DATASET EXTRACT:
* * *

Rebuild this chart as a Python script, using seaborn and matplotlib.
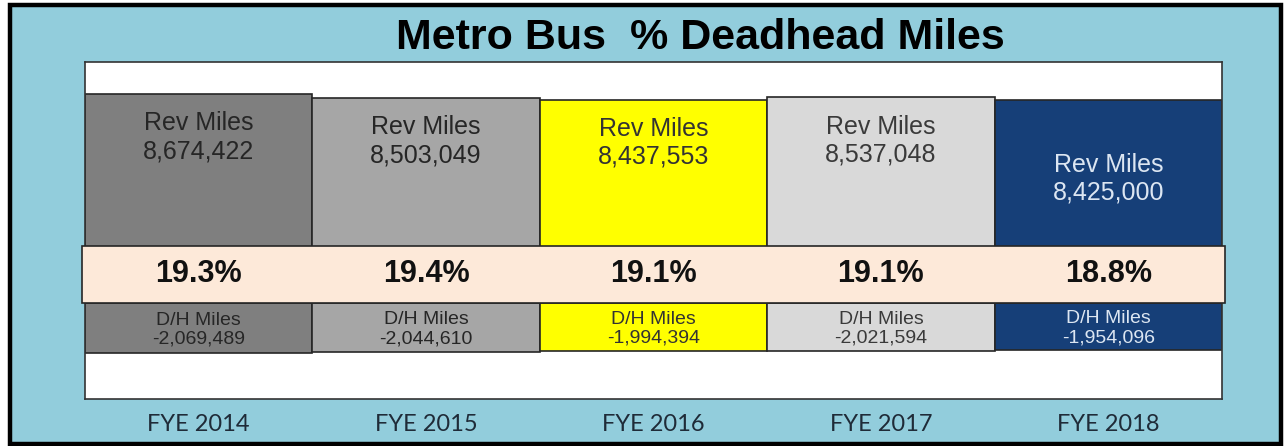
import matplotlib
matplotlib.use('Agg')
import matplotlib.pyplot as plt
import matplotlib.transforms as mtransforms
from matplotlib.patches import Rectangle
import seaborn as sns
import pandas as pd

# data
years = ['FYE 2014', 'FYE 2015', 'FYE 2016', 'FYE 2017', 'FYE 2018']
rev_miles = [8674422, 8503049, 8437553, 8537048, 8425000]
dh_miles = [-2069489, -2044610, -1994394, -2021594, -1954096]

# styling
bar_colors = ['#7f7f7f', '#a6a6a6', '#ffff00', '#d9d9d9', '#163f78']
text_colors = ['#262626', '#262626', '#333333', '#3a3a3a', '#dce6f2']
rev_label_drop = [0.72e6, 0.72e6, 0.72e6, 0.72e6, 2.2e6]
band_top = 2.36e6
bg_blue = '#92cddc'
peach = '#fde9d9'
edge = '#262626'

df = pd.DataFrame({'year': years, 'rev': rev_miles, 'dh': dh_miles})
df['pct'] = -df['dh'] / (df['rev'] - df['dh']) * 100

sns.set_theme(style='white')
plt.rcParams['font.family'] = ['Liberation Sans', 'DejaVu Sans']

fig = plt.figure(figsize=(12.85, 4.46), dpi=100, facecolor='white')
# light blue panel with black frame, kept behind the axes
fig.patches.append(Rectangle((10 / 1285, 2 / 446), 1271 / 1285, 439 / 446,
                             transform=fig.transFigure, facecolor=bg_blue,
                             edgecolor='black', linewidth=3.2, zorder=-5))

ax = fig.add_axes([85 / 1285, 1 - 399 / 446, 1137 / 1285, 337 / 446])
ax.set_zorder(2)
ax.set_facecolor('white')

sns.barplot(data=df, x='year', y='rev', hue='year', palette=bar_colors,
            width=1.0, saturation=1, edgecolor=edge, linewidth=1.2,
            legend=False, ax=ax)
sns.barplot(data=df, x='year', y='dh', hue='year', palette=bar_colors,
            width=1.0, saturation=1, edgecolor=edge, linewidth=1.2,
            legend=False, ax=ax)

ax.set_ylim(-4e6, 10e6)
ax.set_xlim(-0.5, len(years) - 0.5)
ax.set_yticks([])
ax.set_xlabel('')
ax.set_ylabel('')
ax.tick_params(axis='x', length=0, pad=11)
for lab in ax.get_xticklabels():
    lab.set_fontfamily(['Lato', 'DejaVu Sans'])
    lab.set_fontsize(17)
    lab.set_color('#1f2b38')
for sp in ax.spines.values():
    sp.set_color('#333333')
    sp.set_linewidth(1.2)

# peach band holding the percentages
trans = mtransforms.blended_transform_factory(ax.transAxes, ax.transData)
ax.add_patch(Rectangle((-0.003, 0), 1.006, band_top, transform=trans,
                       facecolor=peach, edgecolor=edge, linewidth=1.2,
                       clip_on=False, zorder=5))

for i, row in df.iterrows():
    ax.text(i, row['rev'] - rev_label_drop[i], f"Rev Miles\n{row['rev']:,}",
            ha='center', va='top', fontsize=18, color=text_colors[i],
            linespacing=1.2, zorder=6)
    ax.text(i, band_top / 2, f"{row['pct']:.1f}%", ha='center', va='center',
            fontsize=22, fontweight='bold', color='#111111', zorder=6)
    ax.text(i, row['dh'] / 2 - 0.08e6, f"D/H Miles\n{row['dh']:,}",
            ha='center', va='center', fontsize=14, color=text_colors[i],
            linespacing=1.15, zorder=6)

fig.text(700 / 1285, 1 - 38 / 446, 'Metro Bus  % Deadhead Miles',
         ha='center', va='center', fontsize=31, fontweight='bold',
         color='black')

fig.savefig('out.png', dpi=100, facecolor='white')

* * *

TASK REQUIREMENTS:
Write down every line from the opening of the listing to the line with "ax.set_facecolor('white')", both included, and nothing else; the pictures are omitted.

FULL OUTPUT:
Rebuild this chart as a Python script, using seaborn and matplotlib.
import matplotlib
matplotlib.use('Agg')
import matplotlib.pyplot as plt
import matplotlib.transforms as mtransforms
from matplotlib.patches import Rectangle
import seaborn as sns
import pandas as pd

# data
years = ['FYE 2014', 'FYE 2015', 'FYE 2016', 'FYE 2017', 'FYE 2018']
rev_miles = [8674422, 8503049, 8437553, 8537048, 8425000]
dh_miles = [-2069489, -2044610, -1994394, -2021594, -1954096]

# styling
bar_colors = ['#7f7f7f', '#a6a6a6', '#ffff00', '#d9d9d9', '#163f78']
text_colors = ['#262626', '#262626', '#333333', '#3a3a3a', '#dce6f2']
rev_label_drop = [0.72e6, 0.72e6, 0.72e6, 0.72e6, 2.2e6]
band_top = 2.36e6
bg_blue = '#92cddc'
peach = '#fde9d9'
edge = '#262626'

df = pd.DataFrame({'year': years, 'rev': rev_miles, 'dh': dh_miles})
df['pct'] = -df['dh'] / (df['rev'] - df['dh']) * 100

sns.set_theme(style='white')
plt.rcParams['font.family'] = ['Liberation Sans', 'DejaVu Sans']

fig = plt.figure(figsize=(12.85, 4.46), dpi=100, facecolor='white')
# light blue panel with black frame, kept behind the axes
fig.patches.append(Rectangle((10 / 1285, 2 / 446), 1271 / 1285, 439 / 446,
                             transform=fig.transFigure, facecolor=bg_blue,
                             edgecolor='black', linewidth=3.2, zorder=-5))

ax = fig.add_axes([85 / 1285, 1 - 399 / 446, 1137 / 1285, 337 / 446])
ax.set_zorder(2)
ax.set_facecolor('white')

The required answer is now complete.